Margalit "Margol" Tzan'ani (; born December 19, 1948) is an Israeli singer and television personality. Tzan'ani is famous for her repertoire of Israeli oriental music style with soul influences, as well as jazz, blues, rock, and pop.

Biography 
Tzan'ani was born in Aden, to a religious Jewish family originally from Sana'a, Yemen. When she was one year old, the family immigrated to Israel with her, and resided in Netanya city. She was the eldest of seven children. Her father, Shalom, was a diamond industry worker, and her mother, Lola, was a housewife. She married Mordi Lavi in 1977 and has one son, Asaf. She divorced in 1985. For many years she performed at weddings and private events. She also worked at a stall in the Jaffa flea market and as a salesgirl at Hamashbir Latzarchan department store. Today she lives in Azor, a village on the outskirts of Tel Aviv.

Musical career
Tzan'ani started her career at the age of 19 in the Israeli production of Hair, where she performed alongside Svika Pick and Tzedi Tzarfati. For the audition, she sang "Rak al atzmi lesaper yadati", based on a poem by the poet Rachel.
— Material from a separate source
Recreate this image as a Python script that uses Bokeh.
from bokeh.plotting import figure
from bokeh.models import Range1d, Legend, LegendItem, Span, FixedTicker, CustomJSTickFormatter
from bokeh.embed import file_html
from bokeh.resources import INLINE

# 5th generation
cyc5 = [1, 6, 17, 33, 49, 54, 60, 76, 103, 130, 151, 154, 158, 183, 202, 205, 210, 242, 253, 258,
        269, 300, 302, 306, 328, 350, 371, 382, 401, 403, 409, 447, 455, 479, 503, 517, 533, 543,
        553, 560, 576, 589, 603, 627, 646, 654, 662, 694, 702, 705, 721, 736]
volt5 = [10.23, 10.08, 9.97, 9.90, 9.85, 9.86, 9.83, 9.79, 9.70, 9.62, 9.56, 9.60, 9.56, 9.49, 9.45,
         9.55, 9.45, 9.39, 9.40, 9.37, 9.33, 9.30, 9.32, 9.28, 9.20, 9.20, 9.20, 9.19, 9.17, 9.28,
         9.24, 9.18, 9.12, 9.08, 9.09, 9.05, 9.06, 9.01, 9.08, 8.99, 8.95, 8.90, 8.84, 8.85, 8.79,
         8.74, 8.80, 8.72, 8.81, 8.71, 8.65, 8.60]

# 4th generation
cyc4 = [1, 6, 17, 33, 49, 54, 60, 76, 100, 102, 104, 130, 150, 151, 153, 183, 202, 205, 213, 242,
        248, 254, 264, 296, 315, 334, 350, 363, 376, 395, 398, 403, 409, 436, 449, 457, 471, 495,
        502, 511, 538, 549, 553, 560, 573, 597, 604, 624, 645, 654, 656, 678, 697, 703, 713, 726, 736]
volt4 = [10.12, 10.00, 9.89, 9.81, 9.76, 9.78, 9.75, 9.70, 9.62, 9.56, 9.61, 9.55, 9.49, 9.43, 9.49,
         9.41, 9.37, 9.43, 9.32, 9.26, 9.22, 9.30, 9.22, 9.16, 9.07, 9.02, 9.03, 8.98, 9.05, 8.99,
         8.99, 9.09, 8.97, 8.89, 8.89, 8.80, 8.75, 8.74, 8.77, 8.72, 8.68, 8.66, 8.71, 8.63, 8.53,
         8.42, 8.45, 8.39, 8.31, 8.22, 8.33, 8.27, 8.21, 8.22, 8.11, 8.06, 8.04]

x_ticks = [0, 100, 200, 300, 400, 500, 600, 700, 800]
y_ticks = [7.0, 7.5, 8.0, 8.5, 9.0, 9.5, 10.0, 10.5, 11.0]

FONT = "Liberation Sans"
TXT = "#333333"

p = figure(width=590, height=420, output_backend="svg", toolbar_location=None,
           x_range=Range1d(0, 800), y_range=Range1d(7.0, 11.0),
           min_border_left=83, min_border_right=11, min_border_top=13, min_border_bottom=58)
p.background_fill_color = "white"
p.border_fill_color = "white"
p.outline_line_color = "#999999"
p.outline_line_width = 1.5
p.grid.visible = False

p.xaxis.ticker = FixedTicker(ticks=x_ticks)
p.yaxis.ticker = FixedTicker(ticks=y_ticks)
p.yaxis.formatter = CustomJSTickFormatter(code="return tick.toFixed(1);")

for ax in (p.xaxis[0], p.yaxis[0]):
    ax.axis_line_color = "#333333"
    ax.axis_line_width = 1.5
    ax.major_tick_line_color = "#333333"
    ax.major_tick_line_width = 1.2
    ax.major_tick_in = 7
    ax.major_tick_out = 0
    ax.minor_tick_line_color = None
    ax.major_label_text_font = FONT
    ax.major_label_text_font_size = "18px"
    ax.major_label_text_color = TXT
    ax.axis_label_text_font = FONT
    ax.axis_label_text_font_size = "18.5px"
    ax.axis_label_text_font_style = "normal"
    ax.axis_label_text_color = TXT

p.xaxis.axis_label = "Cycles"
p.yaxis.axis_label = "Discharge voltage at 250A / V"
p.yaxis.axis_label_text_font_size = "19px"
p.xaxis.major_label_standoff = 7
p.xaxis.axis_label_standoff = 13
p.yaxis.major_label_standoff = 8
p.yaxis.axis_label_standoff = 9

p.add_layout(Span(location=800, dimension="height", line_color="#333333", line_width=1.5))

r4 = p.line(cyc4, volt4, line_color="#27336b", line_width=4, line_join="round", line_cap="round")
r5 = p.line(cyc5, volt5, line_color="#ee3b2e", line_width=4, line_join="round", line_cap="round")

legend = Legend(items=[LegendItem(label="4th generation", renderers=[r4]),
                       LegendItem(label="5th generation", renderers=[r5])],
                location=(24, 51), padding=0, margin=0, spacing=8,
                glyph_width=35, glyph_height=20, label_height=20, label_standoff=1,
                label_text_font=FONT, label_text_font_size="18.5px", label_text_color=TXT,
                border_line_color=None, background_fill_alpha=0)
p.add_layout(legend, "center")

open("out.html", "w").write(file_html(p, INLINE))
She was an extra in the movie Kazablan, released in 1973. That year, she also participated in the musical Lili Gam (Lili Too) with Yizhar Cohen and Roman Sharon. Tzan'ani worked between the years 1970 and 1980 in a successful wedding band called "Shokolada". In 1985 she took part in the song "Rotzim Shalom" ("We Want Peace"), an Israeli version of the song "We Are the World". Tzan'ani's breakthrough was in 1986, when she appeared on Siba LiMesiba (A Reason for a Party) a Friday night television show hosted by Rivka Michaeli on IBA. She sang "Na'ari Shuva Elay" ("My Boy, Come Back to Me"), one of her biggest hits.
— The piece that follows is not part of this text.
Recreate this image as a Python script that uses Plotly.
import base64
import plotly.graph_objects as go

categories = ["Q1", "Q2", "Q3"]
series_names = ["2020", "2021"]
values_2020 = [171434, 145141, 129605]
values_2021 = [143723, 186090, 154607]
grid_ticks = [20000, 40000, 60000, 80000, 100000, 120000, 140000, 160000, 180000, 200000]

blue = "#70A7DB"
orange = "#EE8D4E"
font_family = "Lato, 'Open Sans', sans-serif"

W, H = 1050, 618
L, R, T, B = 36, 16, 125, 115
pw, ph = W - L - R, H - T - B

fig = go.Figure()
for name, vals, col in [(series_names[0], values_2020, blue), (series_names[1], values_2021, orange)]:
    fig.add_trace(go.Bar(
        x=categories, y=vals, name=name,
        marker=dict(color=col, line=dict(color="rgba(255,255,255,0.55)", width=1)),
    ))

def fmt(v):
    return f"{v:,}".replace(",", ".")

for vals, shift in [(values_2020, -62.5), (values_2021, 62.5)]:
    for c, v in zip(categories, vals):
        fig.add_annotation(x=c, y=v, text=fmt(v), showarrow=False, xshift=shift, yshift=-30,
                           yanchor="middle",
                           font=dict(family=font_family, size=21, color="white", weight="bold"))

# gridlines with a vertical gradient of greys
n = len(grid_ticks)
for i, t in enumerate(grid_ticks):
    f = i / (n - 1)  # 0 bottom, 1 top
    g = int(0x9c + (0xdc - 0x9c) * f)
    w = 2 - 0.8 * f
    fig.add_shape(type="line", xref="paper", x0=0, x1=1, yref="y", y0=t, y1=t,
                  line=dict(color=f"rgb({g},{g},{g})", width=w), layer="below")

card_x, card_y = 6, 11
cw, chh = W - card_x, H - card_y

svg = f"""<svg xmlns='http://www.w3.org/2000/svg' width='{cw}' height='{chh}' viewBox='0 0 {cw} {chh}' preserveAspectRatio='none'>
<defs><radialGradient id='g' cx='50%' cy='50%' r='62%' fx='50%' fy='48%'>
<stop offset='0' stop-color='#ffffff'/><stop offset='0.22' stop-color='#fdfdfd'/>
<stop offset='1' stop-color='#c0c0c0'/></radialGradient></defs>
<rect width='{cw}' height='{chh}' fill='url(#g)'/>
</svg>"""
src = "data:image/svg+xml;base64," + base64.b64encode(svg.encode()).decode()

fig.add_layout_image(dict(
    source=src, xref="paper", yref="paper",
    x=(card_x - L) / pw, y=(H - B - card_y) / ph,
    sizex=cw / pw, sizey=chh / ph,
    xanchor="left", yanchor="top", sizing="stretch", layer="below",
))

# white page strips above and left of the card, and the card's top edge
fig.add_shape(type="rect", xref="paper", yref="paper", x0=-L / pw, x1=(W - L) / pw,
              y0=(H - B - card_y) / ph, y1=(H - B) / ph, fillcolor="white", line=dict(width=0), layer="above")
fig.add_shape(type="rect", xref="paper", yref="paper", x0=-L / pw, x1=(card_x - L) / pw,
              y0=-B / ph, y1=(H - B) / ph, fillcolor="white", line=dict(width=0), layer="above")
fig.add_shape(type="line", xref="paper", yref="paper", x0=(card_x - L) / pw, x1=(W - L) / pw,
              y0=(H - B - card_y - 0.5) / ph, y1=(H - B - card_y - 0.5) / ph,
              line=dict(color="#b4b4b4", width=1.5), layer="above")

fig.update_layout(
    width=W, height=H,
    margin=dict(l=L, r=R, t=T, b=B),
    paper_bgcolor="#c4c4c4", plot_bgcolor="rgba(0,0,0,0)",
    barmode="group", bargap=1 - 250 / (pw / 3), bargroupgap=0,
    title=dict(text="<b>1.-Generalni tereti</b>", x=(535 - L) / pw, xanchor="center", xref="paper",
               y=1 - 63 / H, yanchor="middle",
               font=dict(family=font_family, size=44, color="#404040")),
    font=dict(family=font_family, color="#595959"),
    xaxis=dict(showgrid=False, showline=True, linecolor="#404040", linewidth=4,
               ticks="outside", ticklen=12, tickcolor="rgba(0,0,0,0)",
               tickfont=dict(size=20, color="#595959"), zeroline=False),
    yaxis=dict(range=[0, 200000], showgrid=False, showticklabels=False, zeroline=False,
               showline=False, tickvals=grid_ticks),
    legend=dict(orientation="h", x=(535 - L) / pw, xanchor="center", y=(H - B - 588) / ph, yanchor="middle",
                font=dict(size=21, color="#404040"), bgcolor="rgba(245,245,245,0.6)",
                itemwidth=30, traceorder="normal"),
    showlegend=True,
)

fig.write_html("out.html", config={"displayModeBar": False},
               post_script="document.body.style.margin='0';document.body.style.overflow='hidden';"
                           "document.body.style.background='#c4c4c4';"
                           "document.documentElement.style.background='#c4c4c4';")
Her first album, also called Na'ari Shuva Elay, was released in 1986, with the help of Yehuda Keysar and musical adapter Haim Hadad. Keysar and Hadad paid for the master recording and sold it to Nissim Ben-Haim, her first producer. She also participated in the Israeli Children's Song Festival of that year with "Asaf Sheli" ("My Asaf").
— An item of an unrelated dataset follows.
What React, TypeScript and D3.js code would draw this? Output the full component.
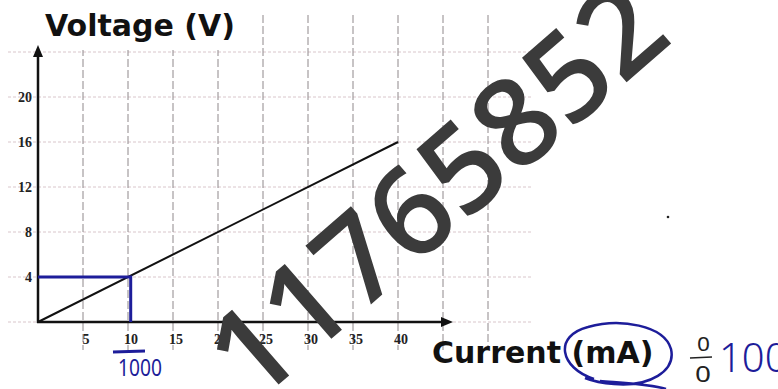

In 1987, Tzan'ani released her second album, Shmor Oti (Keep Me). The song "Shmor Oti" was a big hit.

In 1988, Tzan'ani released her third album, Ahava Avuda (Lost Love).

In 1989, Tzan'ani released the album Menta (Mint), her first collaboration with Jaroslav Jakubovic, who adapted it in jazz style and composed some of the songs. The album included hits like "Od Yehiye Li" ("I'll Have") and "Menta". That same year, she joined the cast of the movie Al Hapanim, together with Rivka Michaeli and Nuli Omer and appeared in the Fesitgal children's song show with the song "Nesikhot Shkhorot" (Black Princesses) which came in third.

In 1990, her album Homot Hemar (Clay Barriers) was released, again produced by Jakubovic, and for the first time included songs Margol wrote. The song "Homot Hemar" is one of her biggest hits. That year, she participated in Festigal again, this time with the song "Gan Eden" (Heaven) that came in fifth.

In 1991, during the Gulf War, Tzan'ani released her fifth album Pgisha (A Date). The song "Pgisha" was a big hit, is still one of her biggest hits. Tzan'ani performed with Shlomo Gronich at the Arad Festival of 1992. Together they recorded the song "Bama'agal" (In the Circle) for Dan Shilon's prime time Channel 2 show Beshidur Hai (Live Broadcast).

In 1993, Tzan'ani released her sixth album Margol (her stage name). The song "Margol" was written about her.

In 1995, she took part in the song "Kutonet Pasim" (Coat of Many Colors) record in Israel Defense Forces Radio, as part of an Immigrant Absorption Minister of Israel's information campaign. That year, she released another album, Eretz Esh Eretz Yam (Fire Land, Sea Land).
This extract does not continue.